In a new study published in the scientific journal Nature Nanotechnology, a research team from the Center of Excellence CNG, DTU, and Aalborg University in collaboration with researchers from the National Institute for Materials Science, in Japan, is the first to solve one of the biggest challenges with the construction of efficient nanoelectronics based on the “miracle material” graphene. The problem is that the material’s properties are vulnerable and easily affected by irregularities that occur when working with the development of graphene. But now, two post-docs from CNG have found a way to avoid the problem.
Even miracle materials have a downside
Graphene is the thinnest known material, consisting of one layer of carbon atoms arranged in a hexagonal lattice.

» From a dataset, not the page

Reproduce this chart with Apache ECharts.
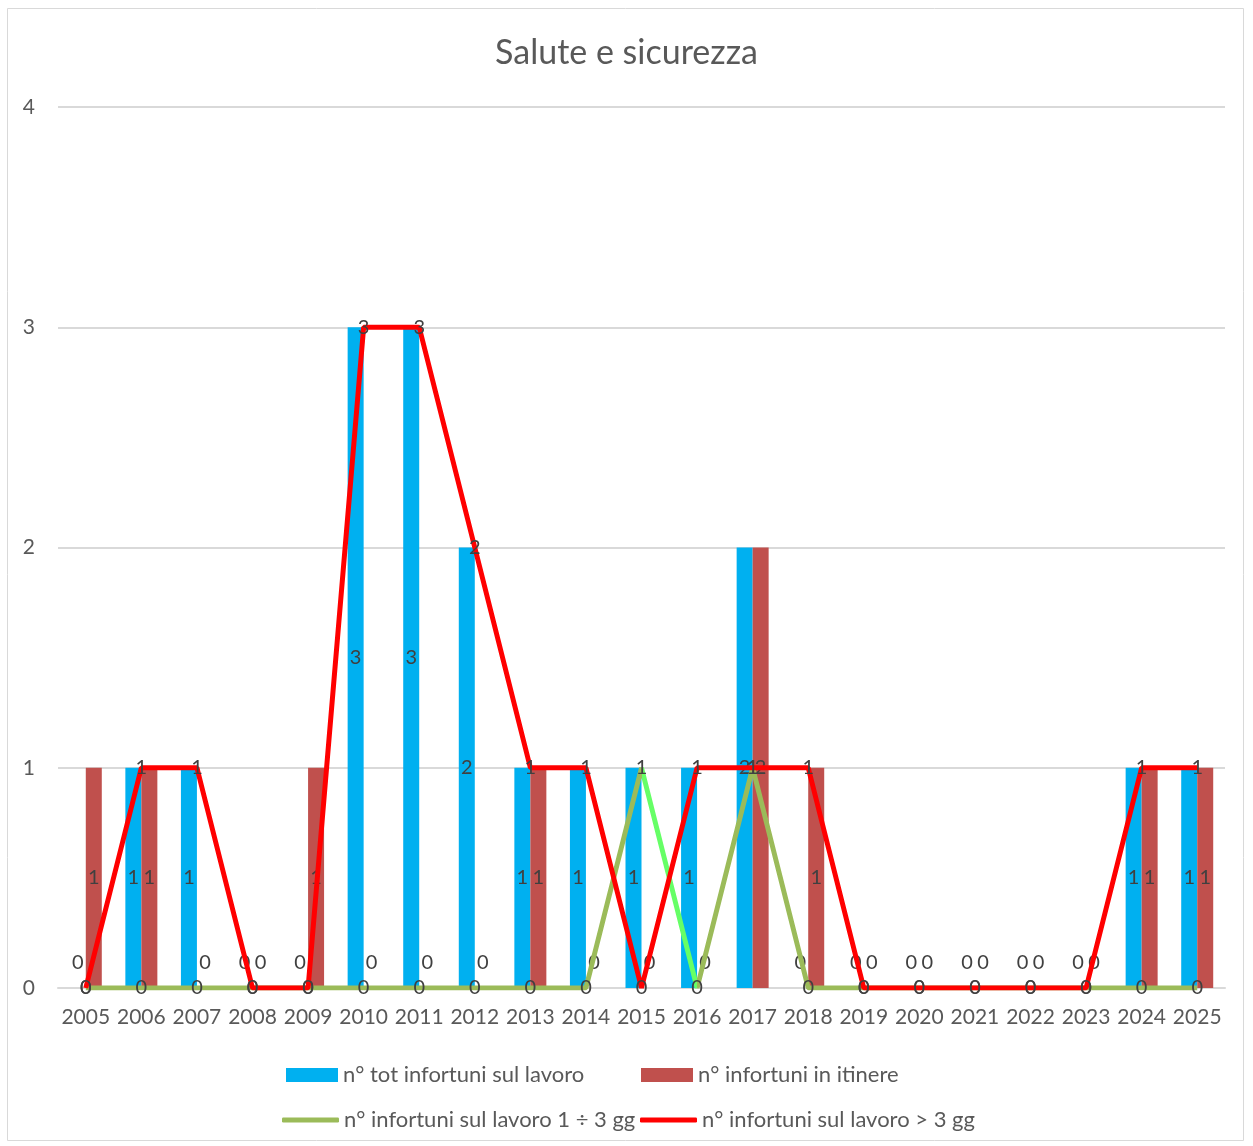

The material is popularly considered a “miracle material” because it is transparent, 200 times stronger than steel in relation to its thickness, and an excellent conductor of both heat and electricity. The properties of this ultra-thin, two-dimensional material mean that graphene, in theory, is ideal for creating new forms of electronics, which are both faster and more energy-efficient than the electronics we have today. For this reason, researchers for the past 15 years have tried to use this wonder material for the manufacturing of electronics at nanoscale. But even miracle materials have a downside.
“Graphene is a fantastic material, which I think will play a crucial role in making new nanoscale electronics. The problem is that it is extremely difficult to engineer the electrical properties,” said Peter Bøggild, professor at CNG and one of the article’s authors.
By patterning graphene at nanoscale, researchers are able to tailor the properties of the material, which is crucial for making transistors and sensors. At the same time, nanolithography – fabricating nanoscale structures and materials – has proven to be one of the most powerful methods behind electronics that makes today’s computers and communication technology work. But graphene is so thin that all of its atoms are very important for the material, which means that even the smallest irregularities can destroy its properties.
“When you make patterns in a material like graphene, you do so in order to change its properties in a controlled way – to match your design. However, what we have seen throughout the years is that we can make the holes, but not without introducing so much disorder and contamination that it no longer behaves like graphene. It is a bit similar to making a water pipe that is partly blocked because of poor manufacturing. On the outside, it might look fine, but water cannot flow freely. For electronics, that is obviously disastrous,” said Professor Bøggild.
Post-docs break nanoelectronic curse
But now the problem seems to be resolved. Thanks to a method developed by two post-docs from CNG, Bjarke Jessen and Lene Gammelgaard, the researchers can encapsulate graphene inside another two-dimensional material – hexagonal boron nitride, a non-conductive material often used to protect graphene’s properties.
After the protecting the graphene with hexagonal boron nitride, the two post-docs and the rest of the research team used a technique called electron beam lithography to carefully pattern the protective layer of boron nitride and graphene below with a dense array of small holes. The holes have a diameter of approx. 20 nanometers, with just 12 nanometers between them; however, the roughness at the edge of the holes is less than 1 nanometer. This allows 100-1000 times more electrical current to flow than had been reported in such small graphene structures.
“We have shown that we can control graphene’s band structure and design how it should behave. When we control the band structure, we have access to all of graphene’s properties, and we found to our surprise that some of the most subtle quantum electronic effects survive the dense patterning; that is extremely encouraging. Our work suggests that we can sit in front of the computer and design components and devices – or dream up something entirely new – and then go to the laboratory and realize them in practice,” said Bøggild. He continued:
“Many scientists had long since abandoned attempting nanolithography in graphene on this scale, and it is quite a pity, since nano structuring is a crucial tool for exploiting the most exciting features of graphene electronics and photonics. Now we have figured out how it can be done; one could say that the curse is lifted. There are other challenges, but the fact that we can tailor electronic properties of graphene is a big step towards creating new electronics with extremely small dimensions.”